His debut book, a memoir entitled One Day I Will Write About This Place, was published in 2011. In January 2014, in response to a wave of anti-gay laws passed in Africa, Wainaina publicly announced that he was gay, first writing a short story that he described as a "lost chapter" of his 2011 memoir entitled "I am a Homosexual, Mum", and then tweeting, "I am, for anybody confused or in doubt, a homosexual. Gay, and quite happy."

Following his education, Wainaina worked in Cape Town for some years as a freelance food and travel writer.

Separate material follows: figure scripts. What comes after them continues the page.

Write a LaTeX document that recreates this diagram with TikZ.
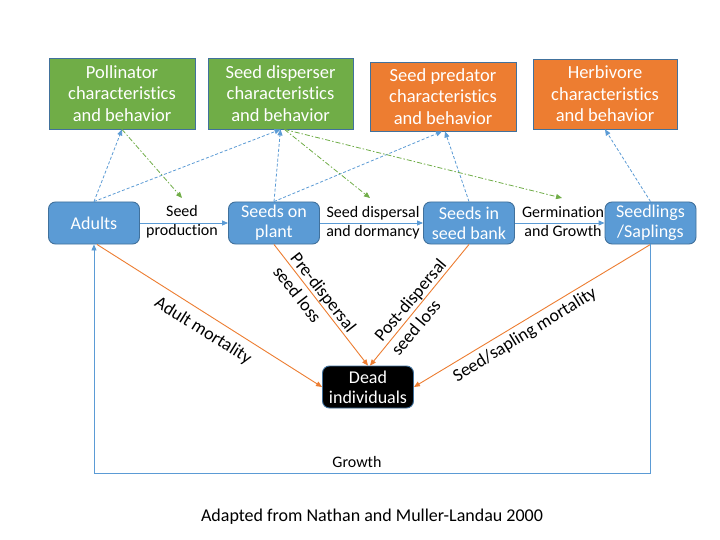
\documentclass[tikz,border=0pt]{standalone}
\usepackage{fontspec}
\setmainfont[Ligatures={NoCommon}]{Carlito}
\usetikzlibrary{arrows.meta}
\definecolor{pgreen}{HTML}{70AD47}
\definecolor{porange}{HTML}{ED7D31}
\definecolor{pblue}{HTML}{5B9BD5}
\definecolor{pborder}{HTML}{41719C}
\tikzset{
 topbox/.style={draw=pborder, line width=0.9pt, text=white, align=center, inner sep=0pt, minimum width=146pt, minimum height=71pt, font=\fontsize{18.5}{21.5}\selectfont},
 greenbox/.style={topbox, fill=pgreen},
 orangebox/.style={topbox, fill=porange},
 stage/.style={draw=pborder, line width=0.9pt, fill=pblue, rounded corners=7pt, text=white, align=center, inner sep=0pt, minimum width=91pt, minimum height=42pt, font=\fontsize{18}{20}\selectfont},
 deadbox/.style={stage, fill=black},
 flowlab/.style={align=center, font=\fontsize{16}{19}\selectfont, inner sep=0pt},
 caplab/.style={font=\fontsize{18}{21}\selectfont, inner sep=0pt},
 rotlab/.style={align=left, font=\fontsize{18}{22}\selectfont, inner sep=0pt},
 tip/.style={-{Triangle[length=6pt,width=5pt]}},
 flow/.style={tip, draw=pblue, line width=0.9pt},
 infl/.style={tip, draw=pblue, line width=0.8pt, dash pattern=on 3pt off 2pt},
 effect/.style={tip, draw=pgreen, line width=0.8pt, dash pattern=on 5pt off 2pt on 1.5pt off 2pt},
 death/.style={tip, draw=porange, line width=0.9pt},
}
\begin{document}
\begin{tikzpicture}[x=1pt,y=-1pt]
\useasboundingbox[fill=white] (0,0) rectangle (720,540);
% top boxes
\node[greenbox] (poll) at (122,93.5) {Pollinator\\characteristics\\and behavior};
\node[greenbox, minimum width=145pt] (disp) at (280.5,93.5) {Seed disperser\\characteristics\\and behavior};
\node[orangebox, minimum height=69pt] (pred) at (443,96.5) {Seed predator\\characteristics\\and behavior};
\node[orangebox, minimum width=144pt, minimum height=70pt] (herb) at (605,94) {Herbivore\\characteristics\\and behavior};
% stages
\node[stage] (ad) at (94,223) {Adults};
\node[stage] (sop) at (274,223) {Seeds on\\plant};
\node[stage] (sb) at (469,223) {Seeds in\\seed bank};
\node[stage] (sdl) at (650.5,223) {Seedlings\\/Saplings};
\node[deadbox] (dead) at (368,387) {Dead\\individuals};
% flow labels
\node[flowlab] (l1) at (182,222) {Seed\\production};
\node[flowlab] (l2) at (373,223) {Seed dispersal\\and dormancy};
\node[flowlab] (l3) at (563,222) {Germination\\and Growth};
% flows
\draw[flow] (ad.east) -- (sop.west);
\draw[flow] (sop.east) -- (sb.west);
\draw[flow] (sb.east) -- (sdl.west);
% influences (blue dashed)
\draw[infl] (ad.north) -- (poll.south);
\draw[infl] (ad.north) -- (disp.south);
\draw[infl] (sop.north) -- (disp.south);
\draw[infl] (sop.north) -- ([xshift=-1pt]pred.south);
\draw[infl] (sb.north) -- ([xshift=2pt]pred.south);
\draw[infl] (sdl.north) -- (herb.south);
% effects (green dash-dot)
\coordinate (g1) at (182,198);
\coordinate (g2) at (370,198);
\coordinate (g3) at (562,198);
\draw[effect] (poll.south) -- (g1);
\draw[effect] ([xshift=4pt]disp.south) -- (g2);
\draw[effect] ([xshift=4pt]disp.south) -- (g3);
% deaths
\draw[death] ([xshift=3pt]ad.south) -- (dead.west);
\draw[death] (sop.south) -- (dead.north);
\draw[death] (sb.south) -- ([xshift=2pt]dead.north);
\draw[death] (sdl.south) -- (dead.east);
\node[rotlab, rotate=-32] (m1) at (203,331) {Adult mortality};
\node[rotlab, rotate=-52] (m2) at (315,299) {Pre-dispersal\\seed loss};
\node[rotlab, rotate=50] (m3) at (418.5,307) {Post-dispersal\\seed loss};
\node[rotlab, rotate=31.5] (m4) at (525,335) {Seed/sapling mortality};
% growth
\coordinate (gb) at (0,473);
\draw[flow] (sdl.south) -- (sdl.south |- gb) -| (ad.south);
\node[flowlab] (gl) at (357,462) {Growth};
% caption
\node[caplab] (cap) at (372,517) {Adapted from Nathan and Muller-Landau 2000};
\end{tikzpicture}
\end{document}
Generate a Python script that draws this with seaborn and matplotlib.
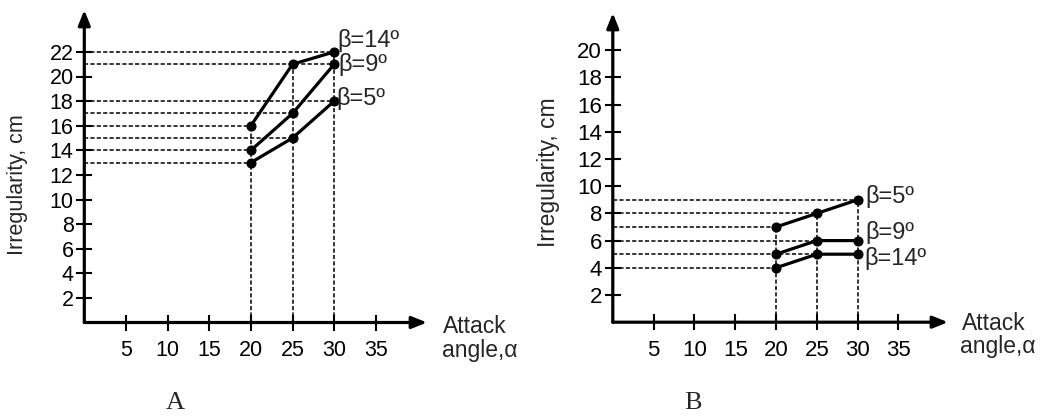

In July 2002 he won the Caine Prize for his short story "Discovering Home". He is the founding editor of Kwani?, the first literary magazine in East Africa since Transition Magazine. Since its founding, Kwani? has since become an important source of new writing from Africa; several writers for the magazine have been nominated for the Caine Prize and have subsequently won it.

Wainaina's satirical essay "How to Write About Africa" attracted wide attention. In 2003, he was given an award by the Kenya Publisher's Association, in recognition of his services to Kenyan literature. He has written for The EastAfrican, National Geographic, The Sunday Times (South Africa), Granta, the New York Times, Chimurenga magazine and The Guardian (UK).